Yesssss! That’s more like it.
But as usual, science is out to burst this writer’s bubble. As it turns out, you can’t approach the speed of light. (Well, not with that attitude).
Let me also warn you about physicists George Ellis and Joe Silk, who cautioned us all in Nature back in 2014 against overly exempting the attractive and brain-bending idea of multiple universes from expectation of experimental verification. Their concern is that by letting physics consist excessively of unverifiable, unfalsifiable thought experiments (completely unmoored, I might add, from perfectly reasonable expectations like development of time travel tourism or mass immigration to a war-free, global heating-free universe), it risks amounting to pseudoscience.
“Surprisingly,” said Halpern, “I found in my interviews that some very hard-headed astrophysicists who are very knowledgeable see the idea of a multiverse as enticing.” One such interview was with Dr. Virginia Trimble, a professor of physics and astronomy at the University of California, Irvine.
“She told me that all the other ideas for extending space have turned out to be true, from other solar systems, other galaxies, so why not other universes? And then there are people who are convinced that ideas of multiverse models are so strange that they shouldn’t even be talked about, they’re not even science.”

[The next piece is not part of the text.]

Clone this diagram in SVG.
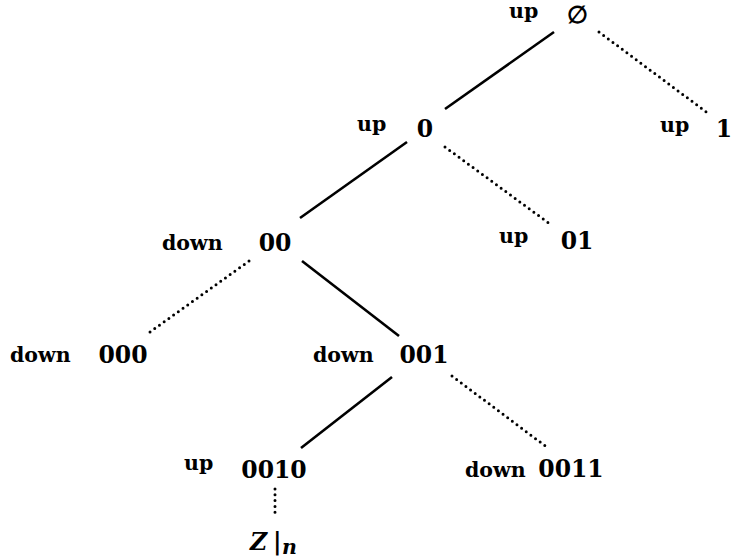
<svg xmlns="http://www.w3.org/2000/svg" width="733" height="560" viewBox="0 0 733 560">
<style>
.n{font-family:"DejaVu Serif","Liberation Serif",serif;font-weight:bold;font-size:23.5px;fill:#000}
.l{font-family:"DejaVu Serif","Liberation Serif",serif;font-weight:bold;font-size:20.5px;fill:#000}
.s{stroke:#000;stroke-width:2.6;fill:none}
.d{stroke:#000;stroke-width:3;fill:none;stroke-dasharray:0 5.8;stroke-linecap:round}
</style>
<rect width="733" height="560" fill="#fff"/>
<g id="connectors">
<line class="s" x1="554" y1="32" x2="445" y2="109"/>
<line class="d" x1="599" y1="32" x2="709" y2="114"/>
<line class="s" x1="407" y1="142" x2="300" y2="218"/>
<line class="d" x1="445" y1="147" x2="550" y2="224"/>
<line class="d" x1="249" y1="261" x2="150" y2="332"/>
<line class="s" x1="302" y1="261" x2="399" y2="336"/>
<line class="s" x1="392" y1="377" x2="301" y2="448"/>
<line class="d" x1="452" y1="376" x2="548" y2="448"/>
<line class="d" x1="275" y1="489" x2="275" y2="515"/>
</g>
<g id="root"><text class="l" x="509" y="18">up</text><text class="n" x="577" y="23" text-anchor="middle">∅</text></g>
<g id="n1"><text class="l" x="660" y="132">up</text><text class="n" x="724" y="137" text-anchor="middle">1</text></g>
<g id="n0"><text class="l" x="357" y="131">up</text><text class="n" x="425" y="137" text-anchor="middle">0</text></g>
<g id="n01"><text class="l" x="499" y="243">up</text><text class="n" x="577" y="249" text-anchor="middle">01</text></g>
<g id="n00"><text class="l" x="162" y="250">down</text><text class="n" x="275" y="251" text-anchor="middle">00</text></g>
<g id="n000"><text class="l" x="10" y="362">down</text><text class="n" x="123" y="363" text-anchor="middle">000</text></g>
<g id="n001"><text class="l" x="313" y="362">down</text><text class="n" x="424" y="363" text-anchor="middle">001</text></g>
<g id="n0010"><text class="l" x="184" y="470">up</text><text class="n" x="274" y="478" text-anchor="middle">0010</text></g>
<g id="n0011"><text class="l" x="465" y="477">down</text><text class="n" x="571" y="477" text-anchor="middle">0011</text></g>
<g id="zn"><text class="n" x="250" y="550" font-style="italic">Z</text><text class="n" x="273" y="550" font-weight="normal">|</text><text class="l" x="282" y="554" font-style="italic">n</text></g>
</svg>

My informants are not too concerned.
Thought experiments of the kind that Yunger Halpern conducted – or like the thought experiments that led Einstein to conclude space is curved and time is relative – derive from known physical principles and build on previous work.
What’s the use of them, though? It’s true that creative or totally unhinged science does often result in highly practical technologies, such as for exploring space, healing the sick, or blowing us all up faster. But while we are stuck in this particular timeline, simply exercising our sense of wonder is one of the best options available.
“The idea of alternate worlds, alternate realities has always fascinated me,” said Halpern, who, plucking multiverse ideas from his book, told Salon about Australian physicist Brandon Carter’s “weak anthropic principle”, in which multiple universes – together, the multiverse or, in Carter’s term, the world ensemble – become a solution to the fact that you need intelligent life to observe and develop explanations for the universe in the first place.
Most of those ideas blithely ignore the fact that even if there are other universes, they’re billions and billions of light years away and probably disconnected from our own.
“[We’d be] the sort of best case scenario of a lot of possibilities in which all the factors came together and led to intelligent life. And there’s all these other, countless other universes out there that don’t fit that criteria. So we’re not there to speak about it [and] that’s led Marvel and other sources of comics and science fiction and movies to come up with more multiverse ideas”.
Most of those ideas blithely ignore the fact that even if there are other universes, they’re billions and billions of light years away and probably disconnected from our own, and besides, both universes are expanding so we’re getting further and further away from each other all the time.
But deepening our understanding of the limits of our knowledge and the mindbending ideas that are pushing right up against them is a way to exercise that wonder muscle, not just for professional quantum physicists and cosmologists, but curious laypeople as well – especially, perhaps, those of us who already find ourselves questioning reality every time we read the news.
So, noted Halpern with considerable understatement, it’d be kind of frustrating if we could prove they were out there.
“It might be disappointing to people that what they imagined as the multiverse is a little different in science, but hopefully,” he added, “it will inspire them to read the sciences and appreciate what science has to offer as well.”